Almost four out of five over-50s 'obese or overweight'
More than a third of over-50s in Ireland are obese, a major new report on ageing has revealed.
A further 44% are overweight, while problem drinking and reliance on multiple medications is also on the rise among older people.
Despite the obvious health risks, the over-50s generally report high levels of satisfaction with quality of life and their incomes have remained stable.
The findings are revealed in the latest report by the Irish Longitudinal Study on Ageing (Tilda), a national survey of more than 8,000 people aged 50 and over.
Participants were interviewed between April 2012 and January 2013, during, as researchers note, a period of considerable social and economic change in Ireland.
Health Minister James Reilly said the latest report flags up serious concerns about the health of the over-50s.

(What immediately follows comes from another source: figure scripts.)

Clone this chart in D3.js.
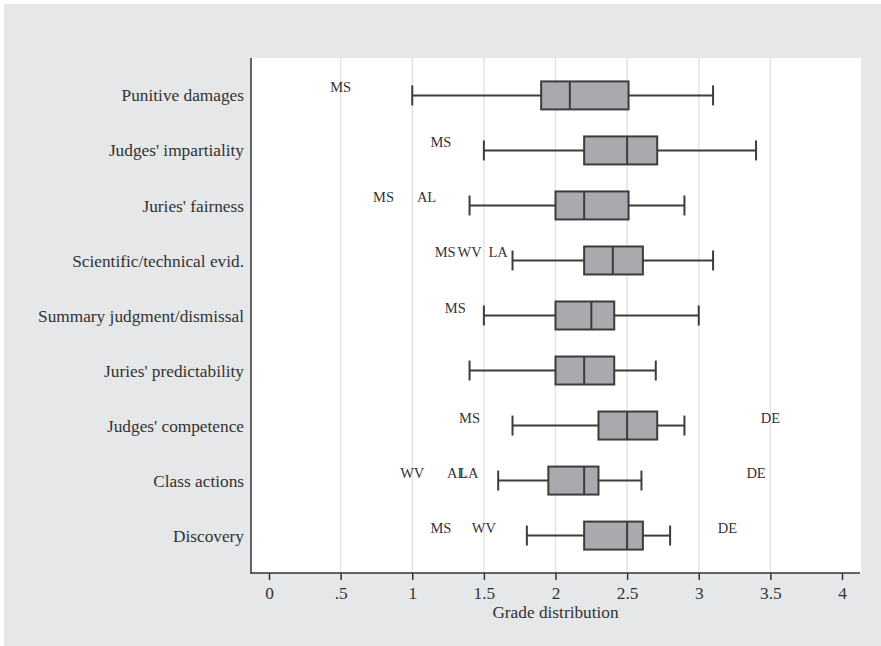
<!DOCTYPE html>
<html>
<head>
<meta charset="utf-8">
<script src="https://cdn.jsdelivr.net/npm/d3@7"></script>
<style>
  body { margin: 0; background: #fff; }
  text { font-family: "Liberation Serif", "DejaVu Serif", serif; fill: #333; }
</style>
</head>
<body>
<svg id="chart" width="881" height="646"></svg>
<script>
// categories, top to bottom
var categories = ["Punitive damages", "Judges' impartiality", "Juries' fairness",
  "Scientific/technical evid.", "Summary judgment/dismissal", "Juries' predictability",
  "Judges' competence", "Class actions", "Discovery"];

// box summaries
var whiskerLow  = [1.0, 1.5, 1.4, 1.7, 1.5, 1.4, 1.7, 1.6, 1.8];
var quartile1   = [1.9, 2.2, 2.0, 2.2, 2.0, 2.0, 2.3, 1.95, 2.2];
var medians     = [2.1, 2.5, 2.2, 2.4, 2.25, 2.2, 2.5, 2.2, 2.5];
var quartile3   = [2.51, 2.71, 2.51, 2.61, 2.41, 2.41, 2.71, 2.3, 2.61];
var whiskerHigh = [3.1, 3.4, 2.9, 3.1, 3.0, 2.7, 2.9, 2.6, 2.8];

// outside values (state labels)
var outlierRow   = [0, 1, 2, 2, 3, 3, 3, 4, 6, 6, 7, 7, 7, 7, 8, 8, 8];
var outlierLabel = ["MS", "MS", "MS", "AL", "MS", "WV", "LA", "MS", "MS", "DE",
                    "WV", "AL", "LA", "DE", "MS", "WV", "DE"];
var outlierValue = [0.5, 1.2, 0.8, 1.1, 1.23, 1.4, 1.6, 1.3, 1.4, 3.5,
                    1.0, 1.31, 1.395, 3.4, 1.2, 1.5, 3.2];

var xTicks = [0, 0.5, 1, 1.5, 2, 2.5, 3, 3.5, 4];
var xTickLabels = ["0", ".5", "1", "1.5", "2", "2.5", "3", "3.5", "4"];

var svg = d3.select("#chart");

svg.append("rect").attr("x", 4).attr("y", 4).attr("width", 877).attr("height", 642)
    .attr("fill", "#e6e7e9");

var plot = {left: 251, right: 861, top: 58, bottom: 573};

svg.append("rect").attr("x", plot.left).attr("y", plot.top)
    .attr("width", plot.right - plot.left).attr("height", plot.bottom - plot.top)
    .attr("fill", "#fff");

var x = d3.scaleLinear().domain([0, 4]).range([269, 842]);
var y = d3.scalePoint().domain(categories).range([plot.top, plot.bottom]).padding(0.68);

// grid
svg.append("g").selectAll("line")
    .data(xTicks.filter(function(d) { return d > 0 && d < 4; }))
    .enter().append("line")
    .attr("x1", function(d) { return x(d); }).attr("x2", function(d) { return x(d); })
    .attr("y1", plot.top).attr("y2", plot.bottom)
    .attr("stroke", "#e3e3e3").attr("stroke-width", 1.5);

var boxH = 28, capH = 20;
var rows = categories.map(function(c, i) {
  return {cat: c, lo: whiskerLow[i], q1: quartile1[i], med: medians[i], q3: quartile3[i], hi: whiskerHigh[i]};
});

var g = svg.append("g").attr("stroke", "#3c3c3c").attr("stroke-width", 2);
var row = g.selectAll("g").data(rows).enter().append("g")
    .attr("transform", function(d) { return "translate(0," + y(d.cat) + ")"; });

row.append("line").attr("x1", function(d) { return x(d.lo); }).attr("x2", function(d) { return x(d.q1); });
row.append("line").attr("x1", function(d) { return x(d.q3); }).attr("x2", function(d) { return x(d.hi); });
row.append("line").attr("x1", function(d) { return x(d.lo); }).attr("x2", function(d) { return x(d.lo); })
    .attr("y1", -capH / 2).attr("y2", capH / 2);
row.append("line").attr("x1", function(d) { return x(d.hi); }).attr("x2", function(d) { return x(d.hi); })
    .attr("y1", -capH / 2).attr("y2", capH / 2);
row.append("rect")
    .attr("x", function(d) { return x(d.q1); })
    .attr("width", function(d) { return x(d.q3) - x(d.q1); })
    .attr("y", -boxH / 2).attr("height", boxH)
    .attr("fill", "#a9aaae");
row.append("line").attr("x1", function(d) { return x(d.med); }).attr("x2", function(d) { return x(d.med); })
    .attr("y1", -boxH / 2).attr("y2", boxH / 2);

// outlier labels
svg.append("g").selectAll("text")
    .data(outlierLabel)
    .enter().append("text")
    .attr("x", function(d, i) { return x(outlierValue[i]); })
    .attr("y", function(d, i) { return y(categories[outlierRow[i]]) - 3; })
    .attr("text-anchor", "middle")
    .attr("font-size", 14.5)
    .text(function(d) { return d; });

// category labels
svg.append("g").selectAll("text")
    .data(categories)
    .enter().append("text")
    .attr("x", 244)
    .attr("y", function(d) { return y(d); })
    .attr("dy", "0.35em")
    .attr("text-anchor", "end")
    .attr("font-size", 17.3)
    .text(function(d) { return d; });

// axes lines
svg.append("line").attr("x1", plot.left).attr("x2", plot.left)
    .attr("y1", plot.top).attr("y2", plot.bottom + 1)
    .attr("stroke", "#333").attr("stroke-width", 1.5);

var xAxis = svg.append("g")
    .attr("transform", "translate(0," + plot.bottom + ")")
    .call(d3.axisBottom(x).tickValues(xTicks)
      .tickFormat(function(d, i) { return xTickLabels[i]; })
      .tickSize(7).tickPadding(7));
xAxis.select(".domain").remove();
xAxis.selectAll(".tick line").attr("stroke", "#333").attr("stroke-width", 1.5);
xAxis.selectAll(".tick text")
    .attr("font-family", "Liberation Serif, serif").attr("font-size", 17.3).attr("fill", "#333");
svg.append("line").attr("x1", plot.left).attr("x2", plot.right - 1)
    .attr("y1", plot.bottom).attr("y2", plot.bottom)
    .attr("stroke", "#333").attr("stroke-width", 1.5);

svg.append("text")
    .attr("x", x(2))
    .attr("y", 618)
    .attr("text-anchor", "middle")
    .attr("font-size", 17.3)
    .text("Grade distribution");
</script>
</body>
</html>
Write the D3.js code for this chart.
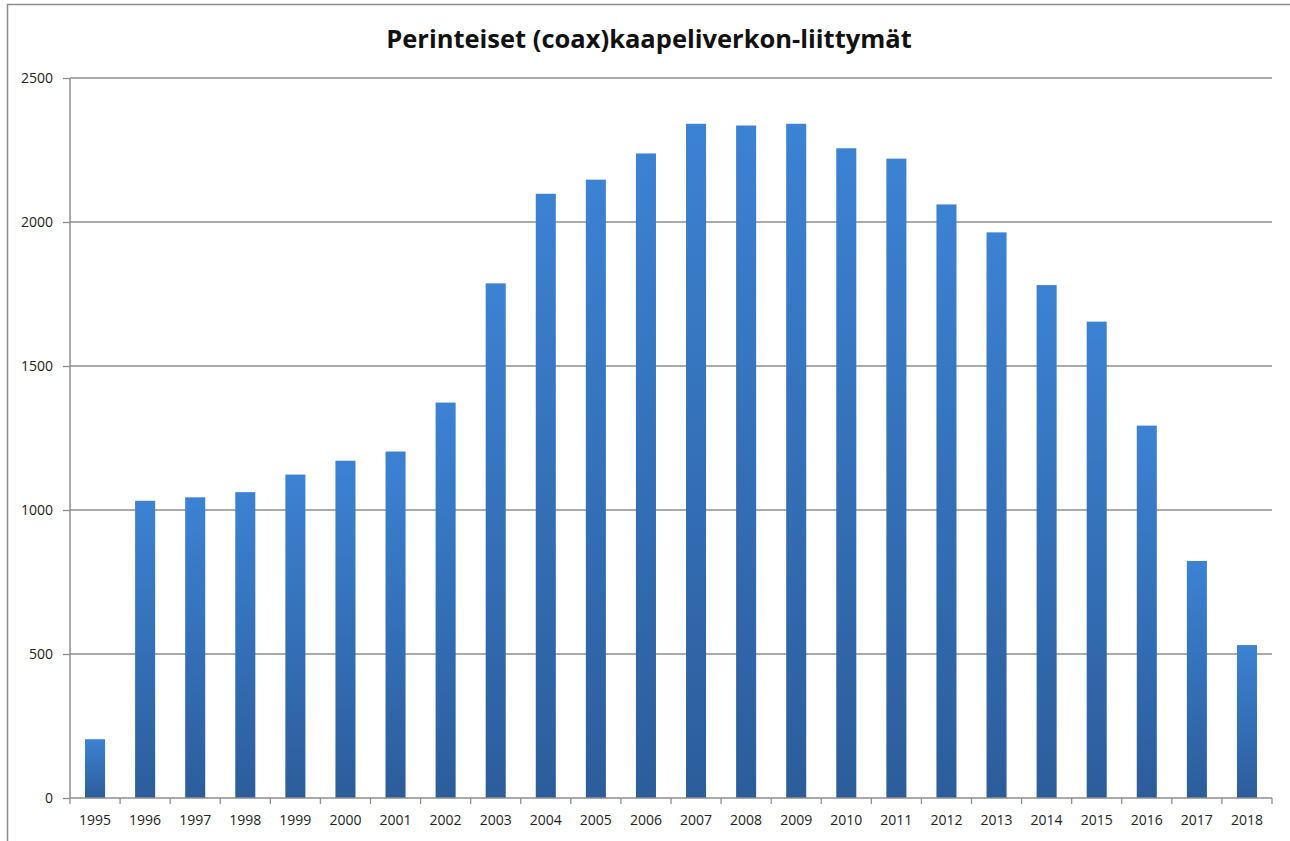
<!DOCTYPE html>
<html>
<head>
<meta charset="utf-8">
<script src="https://cdn.jsdelivr.net/npm/d3@7"></script>
<style>
  html, body { margin: 0; padding: 0; background: #fff; }
  svg { display: block; }
</style>
</head>
<body>
<div id="chart"></div>
<script>
// vuosittaiset liittymät
var years = ["1995", "1996", "1997", "1998", "1999", "2000", "2001", "2002", "2003", "2004", "2005", "2006",
  "2007", "2008", "2009", "2010", "2011", "2012", "2013", "2014", "2015", "2016", "2017", "2018"];
var subscriptions = [204, 1032, 1044, 1062, 1123, 1171, 1203, 1373, 1787, 2098, 2147, 2238,
  2341, 2335, 2341, 2256, 2220, 2061, 1964, 1781, 1654, 1293, 823, 531];
var yTicks = [0, 500, 1000, 1500, 2000, 2500];
var title = "Perinteiset (coax)kaapeliverkon-liittymät";

(function() {
  var W = 1290, H = 841;
  var pLeft = 70, pRight = 1272, pTop = 78, pBottom = 798;
  var font = "'Open Sans', 'Noto Sans', sans-serif";

  var svg = d3.select("#chart").append("svg")
    .attr("width", W).attr("height", H)
    .style("font-family", font);

  var grad = svg.append("defs").append("linearGradient")
    .attr("id", "barGrad").attr("x1", 0).attr("y1", 0).attr("x2", 0).attr("y2", 1);
  grad.append("stop").attr("offset", "0%").attr("stop-color", "#3c82d3");
  grad.append("stop").attr("offset", "100%").attr("stop-color", "#2c5d9b");

  // kehys
  svg.append("rect")
    .attr("x", 7.5).attr("y", 4.5).attr("width", W).attr("height", H)
    .attr("fill", "none").attr("stroke", "#8c8c8c").attr("stroke-width", 1.5);

  svg.append("text")
    .attr("x", 649).attr("y", 48)
    .attr("text-anchor", "middle")
    .attr("font-size", 25.5).attr("font-weight", "bold").attr("fill", "#111")
    .text(title);

  var x = d3.scaleBand().domain(years).range([pLeft, pRight]).paddingInner(0.6).paddingOuter(0.3);
  var xb = d3.scaleBand().domain(years).range([pLeft, pRight]);
  var y = d3.scaleLinear().domain([0, 2500]).range([pBottom, pTop]);

  // ruudukko
  svg.append("g")
    .selectAll("line")
    .data(yTicks.filter(function(d) { return d > 0; }))
    .join("line")
    .attr("x1", pLeft).attr("x2", pRight)
    .attr("y1", function(d) { return y(d); })
    .attr("y2", function(d) { return y(d); })
    .attr("stroke", "#8e8e8e").attr("stroke-width", 1.3);

  svg.append("g")
    .selectAll("rect")
    .data(subscriptions)
    .join("rect")
    .attr("x", function(d, i) { return x(years[i]); })
    .attr("width", x.bandwidth())
    .attr("y", function(d) { return y(d); })
    .attr("height", function(d) { return y(0) - y(d); })
    .attr("fill", "url(#barGrad)");

  var yAxis = svg.append("g")
    .attr("transform", "translate(" + pLeft + ",0)")
    .call(d3.axisLeft(y).tickValues(yTicks).tickSize(7).tickPadding(10).tickFormat(d3.format("d")));

  // x-akselin väliviivat kategorioiden rajoille
  var xAxis = svg.append("g")
    .attr("transform", "translate(0," + pBottom + ")")
    .call(d3.axisBottom(xb).tickSize(0).tickPadding(17));
  xAxis.selectAll(".tick").append("line")
    .attr("x1", xb.bandwidth() / 2).attr("x2", xb.bandwidth() / 2)
    .attr("y1", 0).attr("y2", 6);
  xAxis.append("line").attr("class", "edge").attr("x1", pLeft).attr("x2", pLeft).attr("y1", 0).attr("y2", 6);

  [yAxis, xAxis].forEach(function(g) {
    g.select(".domain").attr("stroke", "#8e8e8e").attr("stroke-width", 1.5);
    g.selectAll("line").attr("stroke", "#8e8e8e").attr("stroke-width", 1.3);
    g.selectAll("text").attr("font-size", 14).attr("fill", "#222").style("font-family", font);
  });
  yAxis.select(".domain").attr("d", "M0," + pTop + "V" + pBottom);
  xAxis.select(".domain").attr("d", "M" + pLeft + ",0H" + pRight);
})();
</script>
</body>
</html>
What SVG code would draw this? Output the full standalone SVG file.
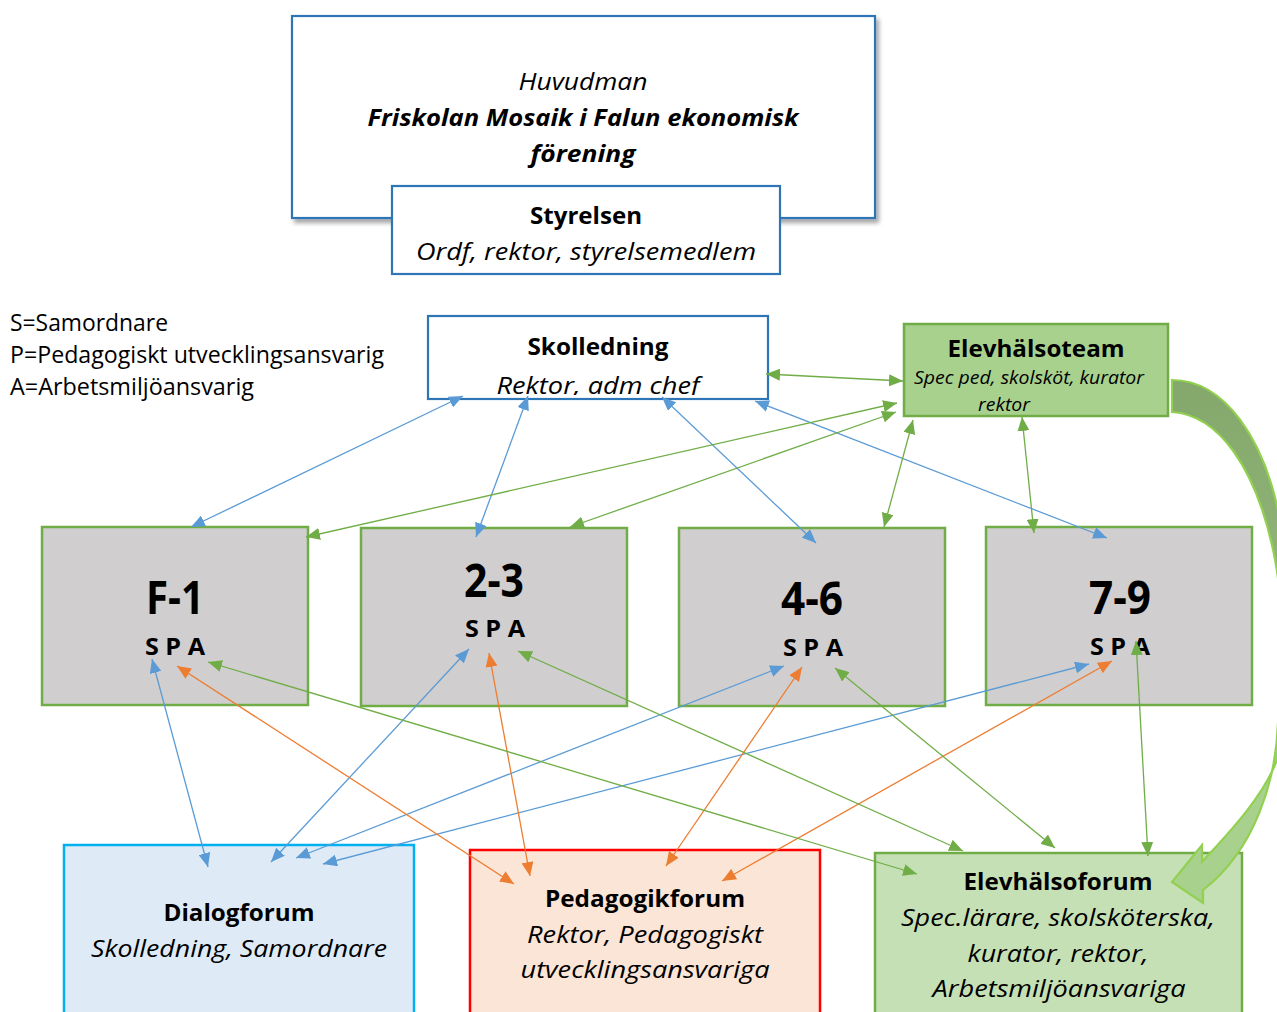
<svg xmlns="http://www.w3.org/2000/svg" width="1277" height="1012" viewBox="0 0 1277 1012">
<defs>
<style>
text{font-family:"Open Sans","Noto Sans","Liberation Sans",sans-serif;fill:#000;text-anchor:middle}
.b{font-weight:bold}
.i{font-style:italic}
.lg{text-anchor:start;font-size:24px}
.t{font-size:24px}
.blue{fill:#fff;stroke:#2e75b6;stroke-width:2.2}
.grade{fill:#d0cece;stroke:#70ad47;stroke-width:2.5}
.big{font-size:46px;font-weight:bold}
.spa{font-size:24px;font-weight:bold}
.cb{stroke:#5b9bd5;stroke-width:1.3;fill:none;marker-start:url(#mb);marker-end:url(#mb)}
.co{stroke:#ed7d31;stroke-width:1.3;fill:none;marker-start:url(#mo);marker-end:url(#mo)}
.cg{stroke:#70ad47;stroke-width:1.3;fill:none;marker-start:url(#mg);marker-end:url(#mg)}
</style>
<marker id="mb" viewBox="0 0 14 12" refX="14" refY="6" markerWidth="14" markerHeight="12" markerUnits="userSpaceOnUse" orient="auto-start-reverse"><path d="M0,0 L14,6 L0,12 Z" fill="#5b9bd5"/></marker>
<marker id="mo" viewBox="0 0 14 12" refX="14" refY="6" markerWidth="14" markerHeight="12" markerUnits="userSpaceOnUse" orient="auto-start-reverse"><path d="M0,0 L14,6 L0,12 Z" fill="#ed7d31"/></marker>
<marker id="mg" viewBox="0 0 14 12" refX="14" refY="6" markerWidth="14" markerHeight="12" markerUnits="userSpaceOnUse" orient="auto-start-reverse"><path d="M0,0 L14,6 L0,12 Z" fill="#70ad47"/></marker>
<filter id="sh" x="-5%" y="-5%" width="115%" height="120%"><feDropShadow dx="3" dy="4" stdDeviation="2" flood-color="#000" flood-opacity="0.35"/></filter>
<clipPath id="skclip"><rect x="428" y="316" width="340" height="79"/></clipPath>
<linearGradient id="cag" x1="0" y1="0" x2="0" y2="1"><stop offset="0" stop-color="#84a76b"/><stop offset="0.45" stop-color="#92b779"/><stop offset="0.6" stop-color="#a9d18e"/><stop offset="1" stop-color="#a9d18e"/></linearGradient>
</defs>
<rect width="1277" height="1012" fill="#fff"/>

<g id="huvudman">
<rect class="blue" x="292" y="16" width="583" height="202" filter="url(#sh)"/>
<text class="t i" x="583" y="90" textLength="129" lengthAdjust="spacingAndGlyphs">Huvudman</text>
<text class="t b i" x="583" y="126" textLength="431" lengthAdjust="spacingAndGlyphs">Friskolan Mosaik i Falun ekonomisk</text>
<text class="t b i" x="583" y="162" textLength="105" lengthAdjust="spacingAndGlyphs">förening</text>
</g>
<g id="styrelsen">
<rect class="blue" x="392" y="186" width="388" height="88"/>
<text class="t b" x="586" y="224" textLength="112" lengthAdjust="spacingAndGlyphs">Styrelsen</text>
<text class="t i" x="586" y="260" textLength="340" lengthAdjust="spacingAndGlyphs">Ordf, rektor, styrelsemedlem</text>
</g>
<g id="legend">
<text class="lg" x="10" y="331" textLength="158" lengthAdjust="spacingAndGlyphs">S=Samordnare</text>
<text class="lg" x="10" y="363" textLength="374" lengthAdjust="spacingAndGlyphs">P=Pedagogiskt utvecklingsansvarig</text>
<text class="lg" x="10" y="395" textLength="244" lengthAdjust="spacingAndGlyphs">A=Arbetsmiljöansvarig</text>
</g>
<g id="skolledning">
<rect class="blue" x="428" y="316" width="340" height="83"/>
<text class="t b" x="598" y="355" textLength="141" lengthAdjust="spacingAndGlyphs">Skolledning</text>
<text class="t i" x="598" y="394" textLength="203" lengthAdjust="spacingAndGlyphs" clip-path="url(#skclip)">Rektor, adm chef</text>
</g>
<g id="elevhalsoteam">
<rect x="904" y="324" width="264" height="92" fill="#a9d18e" stroke="#70ad47" stroke-width="2.5"/>
<text class="b" style="font-size:23px" x="1036" y="357" textLength="177" lengthAdjust="spacingAndGlyphs">Elevhälsoteam</text>
<text class="i" style="font-size:18px" x="1029" y="384" textLength="230" lengthAdjust="spacingAndGlyphs">Spec ped, skolsköt, kurator</text>
<text class="i" style="font-size:18px" x="1004" y="411" textLength="52" lengthAdjust="spacingAndGlyphs">rektor</text>
</g>
<g id="f-1">
<rect class="grade" x="42" y="527" width="266" height="178"/>
<text class="big" x="175" y="614" textLength="58" lengthAdjust="spacingAndGlyphs">F-1</text>
<text class="spa" x="175" y="655" textLength="60" lengthAdjust="spacingAndGlyphs">S P A</text>
</g>
<g id="g2-3">
<rect class="grade" x="361" y="528" width="266" height="178"/>
<text class="big" x="494" y="597" textLength="60" lengthAdjust="spacingAndGlyphs">2-3</text>
<text class="spa" x="495" y="637" textLength="60" lengthAdjust="spacingAndGlyphs">S P A</text>
</g>
<g id="g4-6">
<rect class="grade" x="679" y="528" width="266" height="178"/>
<text class="big" x="812" y="615" textLength="62" lengthAdjust="spacingAndGlyphs">4-6</text>
<text class="spa" x="813" y="656" textLength="60" lengthAdjust="spacingAndGlyphs">S P A</text>
</g>
<g id="g7-9">
<rect class="grade" x="986" y="527" width="266" height="178"/>
<text class="big" x="1120" y="614" textLength="62" lengthAdjust="spacingAndGlyphs">7-9</text>
<text class="spa" x="1120" y="655" textLength="60" lengthAdjust="spacingAndGlyphs">S P A</text>
</g>
<g id="dialogforum">
<rect x="64" y="845" width="350" height="190" fill="#deebf7" stroke="#00b0f0" stroke-width="2.5"/>
<text class="t b" x="239" y="921" textLength="151" lengthAdjust="spacingAndGlyphs">Dialogforum</text>
<text class="t i" x="239" y="957" textLength="296" lengthAdjust="spacingAndGlyphs">Skolledning, Samordnare</text>
</g>
<g id="pedagogikforum">
<rect x="470" y="850" width="350" height="190" fill="#fbe5d6" stroke="#ff0000" stroke-width="2.5"/>
<text class="t b" x="645" y="907" textLength="200" lengthAdjust="spacingAndGlyphs">Pedagogikforum</text>
<text class="t i" x="645" y="943" textLength="236" lengthAdjust="spacingAndGlyphs">Rektor, Pedagogiskt</text>
<text class="t i" x="645" y="978" textLength="249" lengthAdjust="spacingAndGlyphs">utvecklingsansvariga</text>
</g>
<g id="elevhalsoforum">
<rect x="875" y="853" width="367" height="190" fill="#c5e0b4" stroke="#70ad47" stroke-width="2.5"/>
<text class="t b" x="1058" y="890" textLength="189" lengthAdjust="spacingAndGlyphs">Elevhälsoforum</text>
<text class="t i" x="1058" y="926" textLength="314" lengthAdjust="spacingAndGlyphs">Spec.lärare, skolsköterska,</text>
<text class="t i" x="1058" y="962" textLength="181" lengthAdjust="spacingAndGlyphs">kurator, rektor,</text>
<text class="t i" x="1059" y="997" textLength="253" lengthAdjust="spacingAndGlyphs">Arbetsmiljöansvariga</text>
</g>

<g id="connectors">
<line class="cb" x1="463" y1="396" x2="191" y2="527"/>
<line class="cb" x1="528" y1="396" x2="476" y2="537"/>
<line class="cb" x1="662" y1="397" x2="816" y2="543"/>
<line class="cb" x1="755" y1="401" x2="1107" y2="538"/>
<line class="cg" x1="766" y1="374" x2="903" y2="381"/>
<line class="cg" x1="897" y1="403" x2="306" y2="537"/>
<line class="cg" x1="896" y1="412" x2="570" y2="527"/>
<line class="cg" x1="913" y1="420" x2="884" y2="527"/>
<line class="cg" x1="1022" y1="417" x2="1034" y2="533"/>
<line class="cb" x1="152" y1="659" x2="208" y2="867"/>
<line class="cb" x1="469" y1="649" x2="271" y2="862"/>
<line class="cb" x1="784" y1="666" x2="296" y2="858"/>
<line class="cb" x1="1089" y1="664" x2="323" y2="864"/>
<line class="co" x1="177" y1="666" x2="514" y2="884"/>
<line class="co" x1="489" y1="653" x2="530" y2="876"/>
<line class="co" x1="802" y1="667" x2="666" y2="866"/>
<line class="co" x1="1112" y1="661" x2="722" y2="881"/>
<line class="cg" x1="208" y1="662" x2="917" y2="874"/>
<line class="cg" x1="518" y1="651" x2="963" y2="851"/>
<line class="cg" x1="835" y1="668" x2="1055" y2="848"/>
<line class="cg" x1="1136" y1="641" x2="1148" y2="856"/>
</g>

<g id="curved-arrow">
<path d="M1172,380 C1225,380 1265,440 1280,520 C1293,590 1292,670 1278,723 C1276,780 1255,850 1203,890 L1203,903 L1172,882 L1202,845 L1202,862 C1222,840 1262,800 1277,760 C1287,700 1285,600 1272,545 C1255,470 1220,415 1172,412 Z" fill="url(#cag)" stroke="#92d050" stroke-width="2.2" stroke-linejoin="miter"/>
</g>
</svg>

“I am encouraged by some of the findings in this report, particularly those that show that, in general, the over-50s enjoy a good quality of life and report their health as excellent or very good,” he said.
“However, I am also struck by some worrying trends, particularly the levels of non-communicable diseases and their co-morbidities.
“The finding that 35% of the over-50s are obese with a further 44% overweight is another serious cause for concern.”
Obesity is strongly associated with heart disease and diabetes.
The report also found:
- About one third of the over-50s report low levels of physical activity, with more women than men reporting low exercise;
- More than half of those aged 75 and over have arthritis;
- Smoking among over-50s is down from just over 18% to 16.5% since participants were last interviewed in 2009 and 2010;
- Problem drinking has risen for both men and women – from 17% to 22% in men and from 8% to 11% in women;
- Those taking five or more medications has increased from 21% to 26%.
Professor Rose Anne Kenny, who heads up the Tilda research project, said the findings gave cause for concern, particularly as Ireland's population is ageing.
“Given current and future dramatic changes in the Irish population, with one fifth of people aged over 65 by 2060, Tilda will greatly assist new policy initiatives to address health behaviours and disease prevention so that our later life years can be healthy and independent,” she said.
Launched in November 2006, Tilda is tracking the health, social and economic circumstances of 8,000 people over the age of 50 over a 10-year period.
The study – based on similar projects in the UK and the US – is being spearheaded by Trinity College Dublin with the help of researchers from the Economic and Social Research Institute, National University of Ireland Galway, Royal College of Surgeons in Ireland, University College Cork and Waterford Institute of Technology.
It is funded by the Department of Health, Irish Life and the Atlantic Philanthropies.